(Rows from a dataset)
++++

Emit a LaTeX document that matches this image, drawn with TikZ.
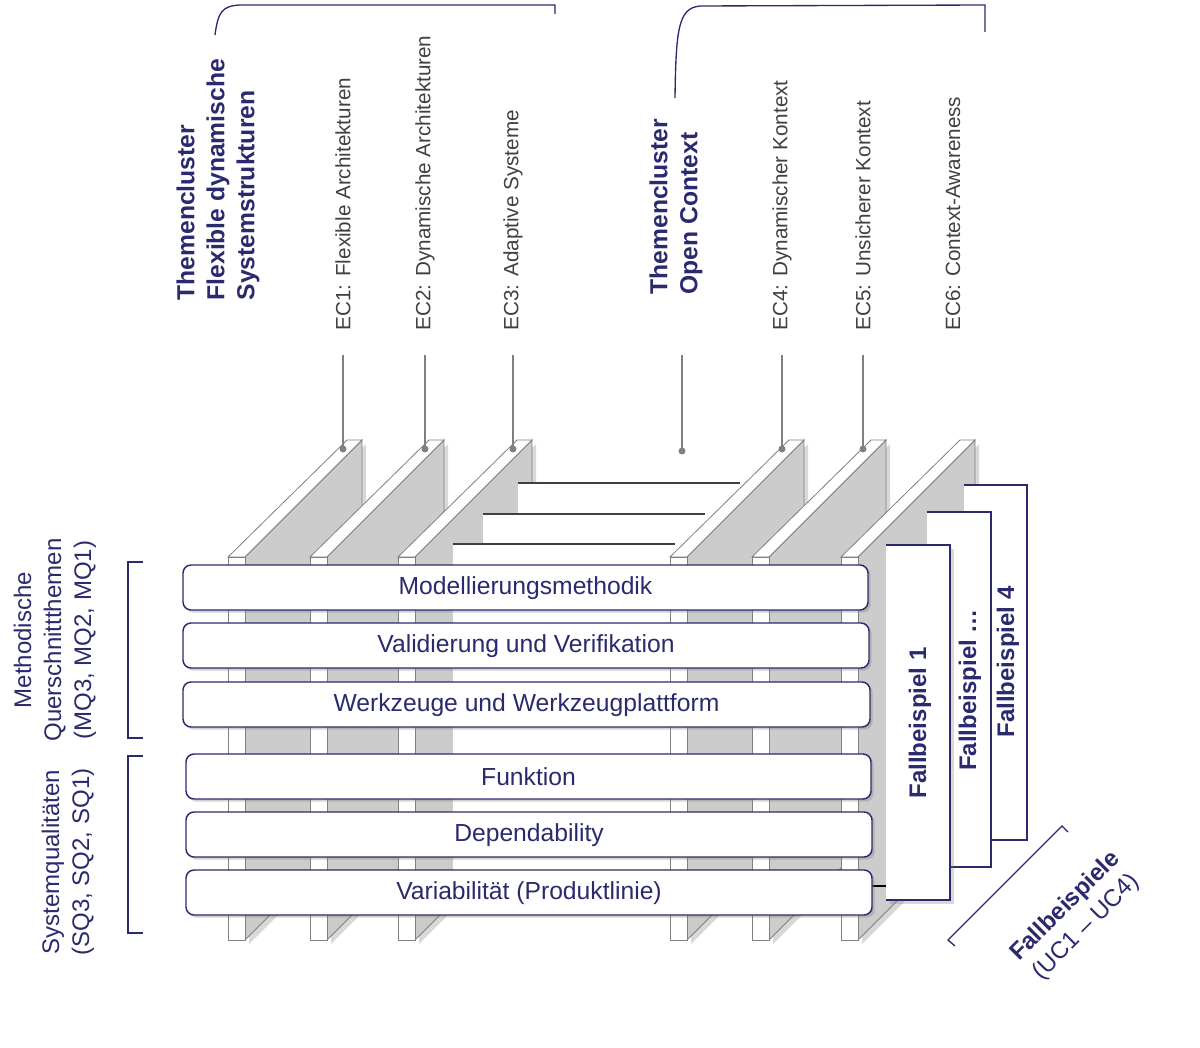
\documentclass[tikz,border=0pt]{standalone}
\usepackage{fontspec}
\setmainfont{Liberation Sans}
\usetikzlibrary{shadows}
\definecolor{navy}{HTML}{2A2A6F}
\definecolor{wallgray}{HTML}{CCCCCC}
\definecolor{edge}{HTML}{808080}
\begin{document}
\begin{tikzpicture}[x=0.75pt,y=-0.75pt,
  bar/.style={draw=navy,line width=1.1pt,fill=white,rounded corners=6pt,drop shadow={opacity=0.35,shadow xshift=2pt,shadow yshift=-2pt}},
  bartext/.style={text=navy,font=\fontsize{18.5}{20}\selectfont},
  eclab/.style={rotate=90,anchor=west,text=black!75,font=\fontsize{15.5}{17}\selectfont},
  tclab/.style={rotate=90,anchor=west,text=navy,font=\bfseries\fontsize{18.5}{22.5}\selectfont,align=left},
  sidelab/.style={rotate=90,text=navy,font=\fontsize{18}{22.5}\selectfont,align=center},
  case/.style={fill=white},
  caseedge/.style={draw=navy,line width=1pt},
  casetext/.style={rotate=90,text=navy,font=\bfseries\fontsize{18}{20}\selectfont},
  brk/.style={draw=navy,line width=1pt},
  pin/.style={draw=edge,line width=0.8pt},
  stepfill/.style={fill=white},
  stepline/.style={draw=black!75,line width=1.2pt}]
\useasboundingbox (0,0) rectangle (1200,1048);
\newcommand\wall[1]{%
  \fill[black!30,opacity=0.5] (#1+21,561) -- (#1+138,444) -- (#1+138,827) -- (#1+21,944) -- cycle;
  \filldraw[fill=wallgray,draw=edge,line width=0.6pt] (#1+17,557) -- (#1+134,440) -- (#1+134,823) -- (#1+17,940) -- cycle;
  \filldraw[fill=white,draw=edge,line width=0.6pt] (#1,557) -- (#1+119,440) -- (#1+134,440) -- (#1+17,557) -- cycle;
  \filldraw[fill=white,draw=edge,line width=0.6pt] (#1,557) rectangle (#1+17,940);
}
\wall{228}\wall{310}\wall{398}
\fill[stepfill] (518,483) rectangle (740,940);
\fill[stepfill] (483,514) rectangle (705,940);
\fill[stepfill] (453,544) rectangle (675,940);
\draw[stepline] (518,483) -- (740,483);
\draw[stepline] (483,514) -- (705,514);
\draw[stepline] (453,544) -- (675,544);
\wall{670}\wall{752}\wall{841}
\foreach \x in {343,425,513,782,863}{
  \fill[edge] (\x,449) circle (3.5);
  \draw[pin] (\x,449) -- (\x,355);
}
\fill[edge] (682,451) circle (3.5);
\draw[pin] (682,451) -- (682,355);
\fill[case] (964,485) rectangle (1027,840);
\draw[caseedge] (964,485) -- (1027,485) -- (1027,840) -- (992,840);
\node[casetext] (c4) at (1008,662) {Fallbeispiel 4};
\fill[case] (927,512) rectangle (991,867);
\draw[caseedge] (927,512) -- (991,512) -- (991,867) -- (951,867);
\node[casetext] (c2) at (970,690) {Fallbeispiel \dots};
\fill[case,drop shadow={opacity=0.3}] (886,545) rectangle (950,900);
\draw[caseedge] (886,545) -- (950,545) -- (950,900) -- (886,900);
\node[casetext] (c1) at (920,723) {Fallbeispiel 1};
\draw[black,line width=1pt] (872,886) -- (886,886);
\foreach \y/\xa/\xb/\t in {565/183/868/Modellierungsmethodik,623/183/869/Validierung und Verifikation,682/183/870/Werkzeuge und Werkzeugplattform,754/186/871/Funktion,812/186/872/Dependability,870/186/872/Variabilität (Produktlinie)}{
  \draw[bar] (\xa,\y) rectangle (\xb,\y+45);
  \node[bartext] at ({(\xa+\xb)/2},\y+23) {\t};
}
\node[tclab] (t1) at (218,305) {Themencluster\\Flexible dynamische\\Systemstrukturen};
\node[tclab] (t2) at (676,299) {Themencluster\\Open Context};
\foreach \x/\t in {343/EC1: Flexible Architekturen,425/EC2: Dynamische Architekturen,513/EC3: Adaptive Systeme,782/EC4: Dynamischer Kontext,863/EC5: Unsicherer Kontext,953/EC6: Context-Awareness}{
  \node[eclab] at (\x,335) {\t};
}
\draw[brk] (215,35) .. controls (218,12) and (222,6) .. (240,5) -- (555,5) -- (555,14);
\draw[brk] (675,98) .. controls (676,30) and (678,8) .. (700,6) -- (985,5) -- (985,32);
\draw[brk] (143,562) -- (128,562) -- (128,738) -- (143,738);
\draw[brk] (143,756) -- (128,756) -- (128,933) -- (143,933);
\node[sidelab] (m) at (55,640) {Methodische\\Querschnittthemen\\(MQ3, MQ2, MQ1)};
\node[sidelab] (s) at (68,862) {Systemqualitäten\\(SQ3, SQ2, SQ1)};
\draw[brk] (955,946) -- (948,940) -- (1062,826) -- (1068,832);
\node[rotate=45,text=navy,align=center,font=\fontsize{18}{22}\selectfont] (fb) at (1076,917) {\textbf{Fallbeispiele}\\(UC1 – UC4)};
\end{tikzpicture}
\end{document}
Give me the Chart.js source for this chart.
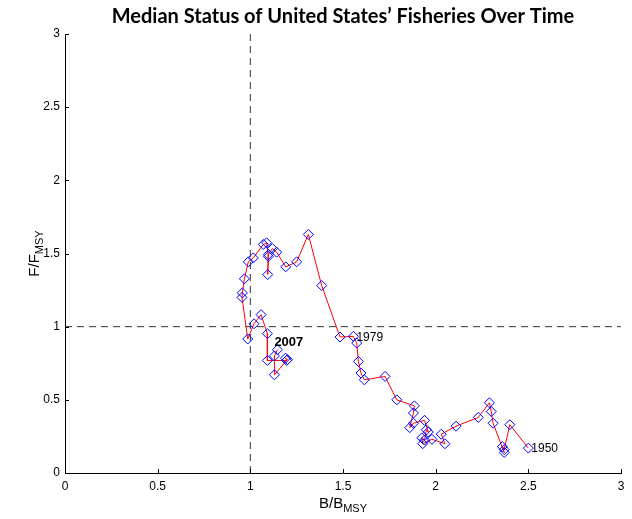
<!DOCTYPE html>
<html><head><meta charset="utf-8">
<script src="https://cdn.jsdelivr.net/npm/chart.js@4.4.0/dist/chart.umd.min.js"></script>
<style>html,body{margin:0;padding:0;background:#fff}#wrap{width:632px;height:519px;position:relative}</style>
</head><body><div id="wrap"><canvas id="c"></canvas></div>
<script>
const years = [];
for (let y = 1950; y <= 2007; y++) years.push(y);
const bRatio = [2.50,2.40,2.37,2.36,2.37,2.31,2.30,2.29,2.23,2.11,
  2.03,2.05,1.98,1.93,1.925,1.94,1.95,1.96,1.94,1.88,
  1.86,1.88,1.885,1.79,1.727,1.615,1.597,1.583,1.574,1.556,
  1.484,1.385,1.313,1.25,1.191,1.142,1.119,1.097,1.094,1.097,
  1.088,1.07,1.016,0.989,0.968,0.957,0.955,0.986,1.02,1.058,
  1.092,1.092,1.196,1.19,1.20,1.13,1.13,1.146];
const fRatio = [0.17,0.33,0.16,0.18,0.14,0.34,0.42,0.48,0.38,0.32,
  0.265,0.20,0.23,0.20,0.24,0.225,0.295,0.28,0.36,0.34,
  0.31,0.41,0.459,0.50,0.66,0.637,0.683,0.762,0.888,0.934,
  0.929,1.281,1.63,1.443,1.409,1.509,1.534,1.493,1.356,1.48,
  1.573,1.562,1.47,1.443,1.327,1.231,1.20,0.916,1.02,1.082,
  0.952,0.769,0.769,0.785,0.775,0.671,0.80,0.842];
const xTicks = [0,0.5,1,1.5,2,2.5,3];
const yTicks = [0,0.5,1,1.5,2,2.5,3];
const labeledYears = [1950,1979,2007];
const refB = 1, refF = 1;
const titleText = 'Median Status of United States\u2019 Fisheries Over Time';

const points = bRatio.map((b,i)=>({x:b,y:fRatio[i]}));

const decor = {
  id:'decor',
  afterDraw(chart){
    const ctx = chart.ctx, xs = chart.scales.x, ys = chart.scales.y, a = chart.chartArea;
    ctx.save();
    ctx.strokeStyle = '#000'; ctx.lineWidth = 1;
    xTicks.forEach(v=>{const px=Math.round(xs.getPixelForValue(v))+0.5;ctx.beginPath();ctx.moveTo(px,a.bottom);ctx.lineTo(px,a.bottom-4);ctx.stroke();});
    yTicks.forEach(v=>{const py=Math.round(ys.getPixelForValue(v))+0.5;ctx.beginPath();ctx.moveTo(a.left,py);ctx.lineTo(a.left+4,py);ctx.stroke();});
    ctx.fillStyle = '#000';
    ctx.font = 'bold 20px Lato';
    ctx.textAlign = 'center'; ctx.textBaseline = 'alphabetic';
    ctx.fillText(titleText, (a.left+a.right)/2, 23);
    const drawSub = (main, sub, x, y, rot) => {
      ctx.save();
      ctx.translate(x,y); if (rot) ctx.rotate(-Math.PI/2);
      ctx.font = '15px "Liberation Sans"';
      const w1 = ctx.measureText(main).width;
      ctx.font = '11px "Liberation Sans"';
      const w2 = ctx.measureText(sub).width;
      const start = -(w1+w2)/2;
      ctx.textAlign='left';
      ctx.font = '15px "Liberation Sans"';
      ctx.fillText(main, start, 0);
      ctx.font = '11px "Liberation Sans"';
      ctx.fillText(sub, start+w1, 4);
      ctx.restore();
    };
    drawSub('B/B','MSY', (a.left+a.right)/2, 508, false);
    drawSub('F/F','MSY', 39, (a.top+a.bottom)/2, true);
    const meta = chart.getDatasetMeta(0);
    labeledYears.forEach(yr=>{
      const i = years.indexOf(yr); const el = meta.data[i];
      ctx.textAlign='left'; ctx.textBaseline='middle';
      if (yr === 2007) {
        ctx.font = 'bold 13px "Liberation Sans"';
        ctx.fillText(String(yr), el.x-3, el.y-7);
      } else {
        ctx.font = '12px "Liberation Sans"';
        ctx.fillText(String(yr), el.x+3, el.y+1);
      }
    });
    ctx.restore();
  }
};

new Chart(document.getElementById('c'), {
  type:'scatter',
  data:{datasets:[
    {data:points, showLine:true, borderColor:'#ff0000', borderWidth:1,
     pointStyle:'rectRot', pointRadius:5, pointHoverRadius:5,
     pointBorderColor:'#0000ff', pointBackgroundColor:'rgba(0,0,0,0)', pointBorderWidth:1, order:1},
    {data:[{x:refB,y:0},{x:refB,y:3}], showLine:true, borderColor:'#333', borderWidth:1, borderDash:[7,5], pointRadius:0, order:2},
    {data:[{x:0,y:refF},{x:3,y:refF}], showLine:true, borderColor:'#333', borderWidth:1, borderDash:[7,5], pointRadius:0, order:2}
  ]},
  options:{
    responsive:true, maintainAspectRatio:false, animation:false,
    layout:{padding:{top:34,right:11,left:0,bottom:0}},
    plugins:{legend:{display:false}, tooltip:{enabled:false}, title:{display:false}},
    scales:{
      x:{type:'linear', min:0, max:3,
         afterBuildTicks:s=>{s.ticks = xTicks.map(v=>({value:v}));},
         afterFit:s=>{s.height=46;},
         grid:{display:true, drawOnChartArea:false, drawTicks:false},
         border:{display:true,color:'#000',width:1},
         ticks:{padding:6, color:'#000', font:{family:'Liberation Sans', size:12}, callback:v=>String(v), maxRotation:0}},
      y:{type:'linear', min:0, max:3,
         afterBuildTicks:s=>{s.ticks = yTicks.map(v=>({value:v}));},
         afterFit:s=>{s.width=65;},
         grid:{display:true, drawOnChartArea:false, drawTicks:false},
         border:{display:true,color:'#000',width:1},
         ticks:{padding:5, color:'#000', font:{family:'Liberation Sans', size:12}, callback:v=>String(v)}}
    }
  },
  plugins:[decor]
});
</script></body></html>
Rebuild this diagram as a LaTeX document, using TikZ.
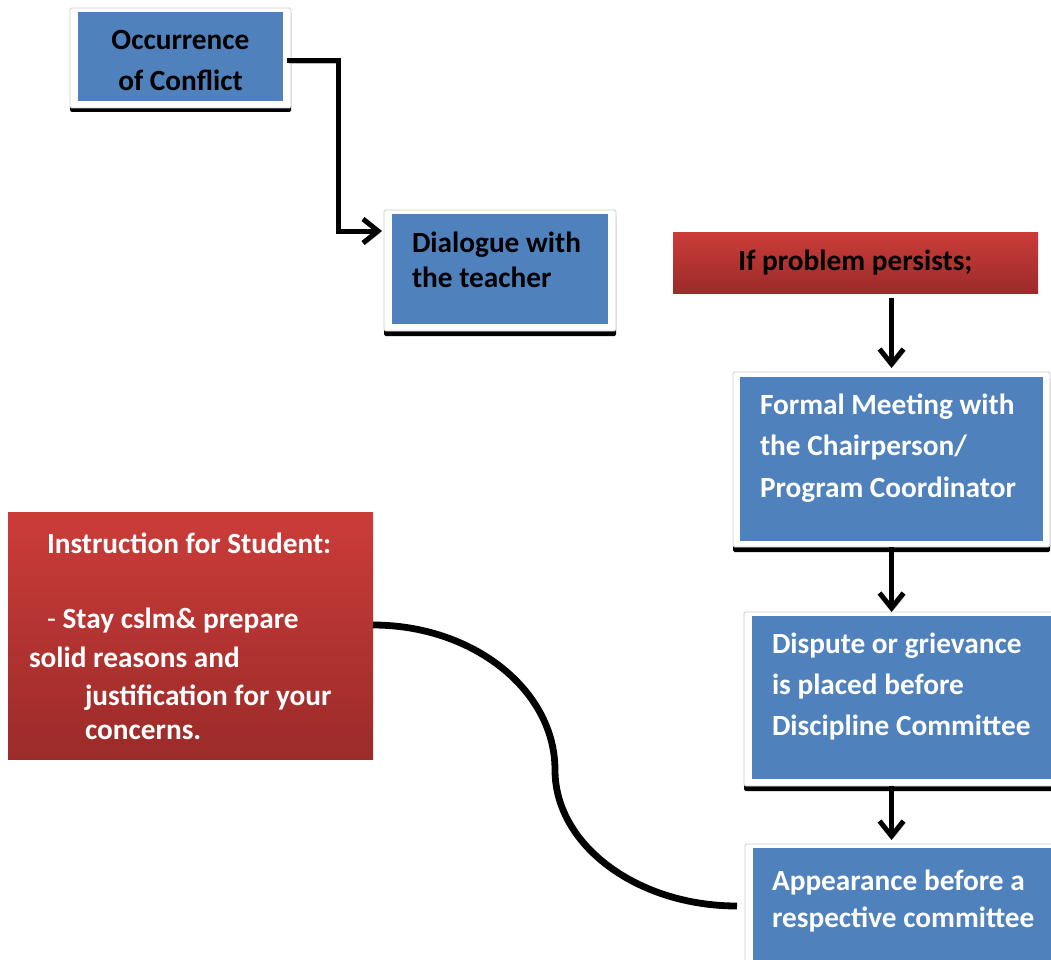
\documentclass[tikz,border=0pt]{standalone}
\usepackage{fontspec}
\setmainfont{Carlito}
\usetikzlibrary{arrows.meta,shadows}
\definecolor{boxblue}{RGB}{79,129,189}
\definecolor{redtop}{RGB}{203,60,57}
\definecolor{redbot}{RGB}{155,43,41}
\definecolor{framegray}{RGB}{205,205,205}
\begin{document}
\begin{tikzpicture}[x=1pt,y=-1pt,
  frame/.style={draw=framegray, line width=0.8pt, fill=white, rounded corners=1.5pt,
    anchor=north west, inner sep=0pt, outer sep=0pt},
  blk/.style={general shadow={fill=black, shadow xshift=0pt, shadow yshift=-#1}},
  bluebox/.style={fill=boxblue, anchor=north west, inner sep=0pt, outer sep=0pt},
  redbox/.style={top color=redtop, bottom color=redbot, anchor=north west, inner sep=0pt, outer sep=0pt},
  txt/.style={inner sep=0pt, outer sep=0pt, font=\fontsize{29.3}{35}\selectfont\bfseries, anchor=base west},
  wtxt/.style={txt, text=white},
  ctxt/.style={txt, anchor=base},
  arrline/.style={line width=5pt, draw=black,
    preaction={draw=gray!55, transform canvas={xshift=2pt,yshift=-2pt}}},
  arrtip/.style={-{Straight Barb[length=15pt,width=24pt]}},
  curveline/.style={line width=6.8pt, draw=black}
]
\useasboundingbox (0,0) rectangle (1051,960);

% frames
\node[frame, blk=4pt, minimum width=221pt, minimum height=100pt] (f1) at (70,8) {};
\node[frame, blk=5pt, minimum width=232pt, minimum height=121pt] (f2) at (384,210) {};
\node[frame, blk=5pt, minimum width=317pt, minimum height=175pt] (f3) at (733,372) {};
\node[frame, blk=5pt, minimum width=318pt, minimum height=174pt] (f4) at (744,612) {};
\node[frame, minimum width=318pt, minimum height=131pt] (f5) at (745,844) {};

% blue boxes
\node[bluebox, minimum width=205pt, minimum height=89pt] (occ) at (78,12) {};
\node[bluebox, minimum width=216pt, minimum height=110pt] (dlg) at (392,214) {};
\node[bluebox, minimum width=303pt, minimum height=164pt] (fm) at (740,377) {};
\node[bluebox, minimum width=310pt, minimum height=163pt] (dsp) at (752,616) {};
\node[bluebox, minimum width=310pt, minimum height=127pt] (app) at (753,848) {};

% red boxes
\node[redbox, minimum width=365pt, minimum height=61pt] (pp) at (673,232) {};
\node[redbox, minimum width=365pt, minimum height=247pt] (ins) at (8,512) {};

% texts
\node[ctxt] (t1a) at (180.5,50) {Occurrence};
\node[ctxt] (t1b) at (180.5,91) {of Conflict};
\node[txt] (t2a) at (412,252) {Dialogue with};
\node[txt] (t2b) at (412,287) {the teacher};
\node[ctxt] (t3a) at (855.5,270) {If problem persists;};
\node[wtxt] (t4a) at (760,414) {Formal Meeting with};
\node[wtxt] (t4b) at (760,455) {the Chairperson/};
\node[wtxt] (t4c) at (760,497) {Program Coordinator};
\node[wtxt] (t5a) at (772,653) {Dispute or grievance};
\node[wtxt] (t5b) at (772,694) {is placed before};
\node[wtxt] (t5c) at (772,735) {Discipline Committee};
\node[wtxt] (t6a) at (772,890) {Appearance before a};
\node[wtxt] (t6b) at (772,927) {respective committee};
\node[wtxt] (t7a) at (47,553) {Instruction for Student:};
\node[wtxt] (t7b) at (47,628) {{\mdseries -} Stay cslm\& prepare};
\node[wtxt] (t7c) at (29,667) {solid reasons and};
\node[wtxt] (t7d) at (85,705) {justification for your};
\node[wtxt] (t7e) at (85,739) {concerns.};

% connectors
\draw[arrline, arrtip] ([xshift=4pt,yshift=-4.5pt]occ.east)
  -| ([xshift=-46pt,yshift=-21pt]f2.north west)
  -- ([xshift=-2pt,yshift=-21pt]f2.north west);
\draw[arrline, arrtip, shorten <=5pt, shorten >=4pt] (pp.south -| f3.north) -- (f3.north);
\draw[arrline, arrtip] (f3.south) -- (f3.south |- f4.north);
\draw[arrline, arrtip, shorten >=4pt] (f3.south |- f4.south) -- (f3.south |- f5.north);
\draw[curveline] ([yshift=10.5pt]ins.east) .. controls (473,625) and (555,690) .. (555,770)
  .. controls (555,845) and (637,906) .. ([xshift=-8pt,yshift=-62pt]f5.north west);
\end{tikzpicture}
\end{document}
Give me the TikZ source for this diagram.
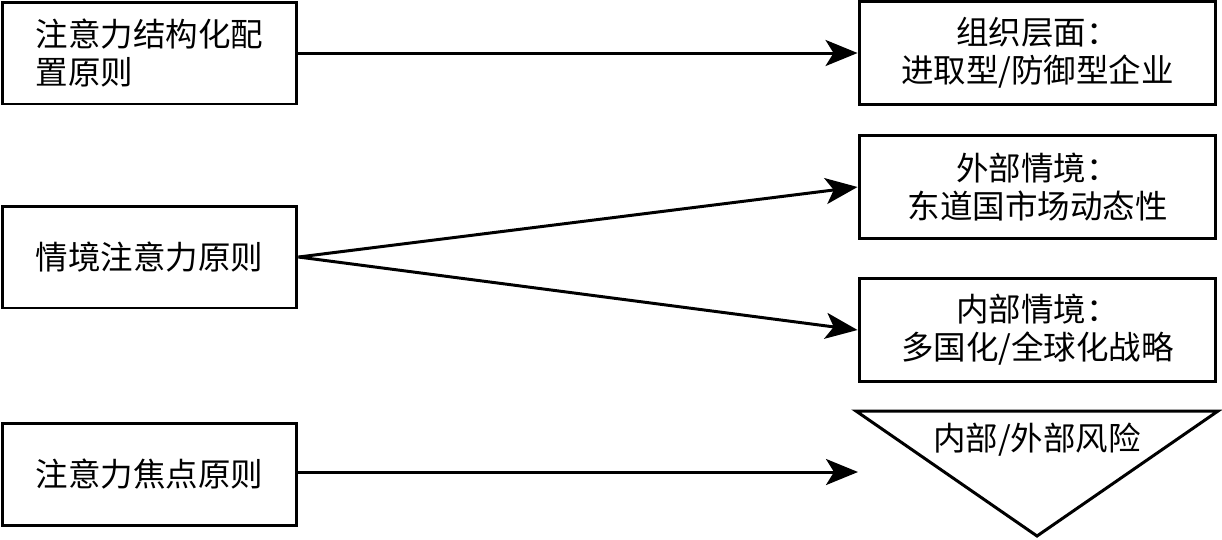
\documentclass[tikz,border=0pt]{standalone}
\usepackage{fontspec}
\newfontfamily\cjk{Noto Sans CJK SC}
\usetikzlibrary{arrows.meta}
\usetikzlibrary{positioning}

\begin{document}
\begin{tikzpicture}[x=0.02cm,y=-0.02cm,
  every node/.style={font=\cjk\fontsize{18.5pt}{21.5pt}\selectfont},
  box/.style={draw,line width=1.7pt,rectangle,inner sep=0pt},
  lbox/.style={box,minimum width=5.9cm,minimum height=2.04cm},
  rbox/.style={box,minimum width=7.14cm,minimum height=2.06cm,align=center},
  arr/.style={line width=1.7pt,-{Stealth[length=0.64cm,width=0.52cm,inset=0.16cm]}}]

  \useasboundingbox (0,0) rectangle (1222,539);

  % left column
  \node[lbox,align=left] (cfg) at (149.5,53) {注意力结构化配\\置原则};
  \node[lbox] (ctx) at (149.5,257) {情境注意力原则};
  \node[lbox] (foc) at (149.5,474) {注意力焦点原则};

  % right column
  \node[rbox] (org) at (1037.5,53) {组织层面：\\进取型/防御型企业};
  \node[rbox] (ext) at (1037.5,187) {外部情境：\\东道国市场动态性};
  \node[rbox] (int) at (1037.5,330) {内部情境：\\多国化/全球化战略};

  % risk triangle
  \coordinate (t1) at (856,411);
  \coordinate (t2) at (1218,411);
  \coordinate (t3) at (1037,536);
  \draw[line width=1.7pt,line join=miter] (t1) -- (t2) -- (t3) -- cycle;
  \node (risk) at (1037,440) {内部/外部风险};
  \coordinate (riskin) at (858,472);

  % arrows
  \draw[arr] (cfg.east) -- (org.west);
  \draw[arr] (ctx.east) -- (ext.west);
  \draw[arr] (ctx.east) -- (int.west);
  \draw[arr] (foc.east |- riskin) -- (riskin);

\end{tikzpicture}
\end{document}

++++

### SHORT EXERCISE
Give back exactly the lines from the one containing "Rebuild this diagram" to the one containing "width=318pt, minimum height=131pt]", both included, and no pictures.

### TASK RESPONSE
Rebuild this diagram as a LaTeX document, using TikZ.
\documentclass[tikz,border=0pt]{standalone}
\usepackage{fontspec}
\setmainfont{Carlito}
\usetikzlibrary{arrows.meta,shadows}
\definecolor{boxblue}{RGB}{79,129,189}
\definecolor{redtop}{RGB}{203,60,57}
\definecolor{redbot}{RGB}{155,43,41}
\definecolor{framegray}{RGB}{205,205,205}
\begin{document}
\begin{tikzpicture}[x=1pt,y=-1pt,
  frame/.style={draw=framegray, line width=0.8pt, fill=white, rounded corners=1.5pt,
    anchor=north west, inner sep=0pt, outer sep=0pt},
  blk/.style={general shadow={fill=black, shadow xshift=0pt, shadow yshift=-#1}},
  bluebox/.style={fill=boxblue, anchor=north west, inner sep=0pt, outer sep=0pt},
  redbox/.style={top color=redtop, bottom color=redbot, anchor=north west, inner sep=0pt, outer sep=0pt},
  txt/.style={inner sep=0pt, outer sep=0pt, font=\fontsize{29.3}{35}\selectfont\bfseries, anchor=base west},
  wtxt/.style={txt, text=white},
  ctxt/.style={txt, anchor=base},
  arrline/.style={line width=5pt, draw=black,
    preaction={draw=gray!55, transform canvas={xshift=2pt,yshift=-2pt}}},
  arrtip/.style={-{Straight Barb[length=15pt,width=24pt]}},
  curveline/.style={line width=6.8pt, draw=black}
]
\useasboundingbox (0,0) rectangle (1051,960);

% frames
\node[frame, blk=4pt, minimum width=221pt, minimum height=100pt] (f1) at (70,8) {};
\node[frame, blk=5pt, minimum width=232pt, minimum height=121pt] (f2) at (384,210) {};
\node[frame, blk=5pt, minimum width=317pt, minimum height=175pt] (f3) at (733,372) {};
\node[frame, blk=5pt, minimum width=318pt, minimum height=174pt] (f4) at (744,612) {};
\node[frame, minimum width=318pt, minimum height=131pt] (f5) at (745,844) {};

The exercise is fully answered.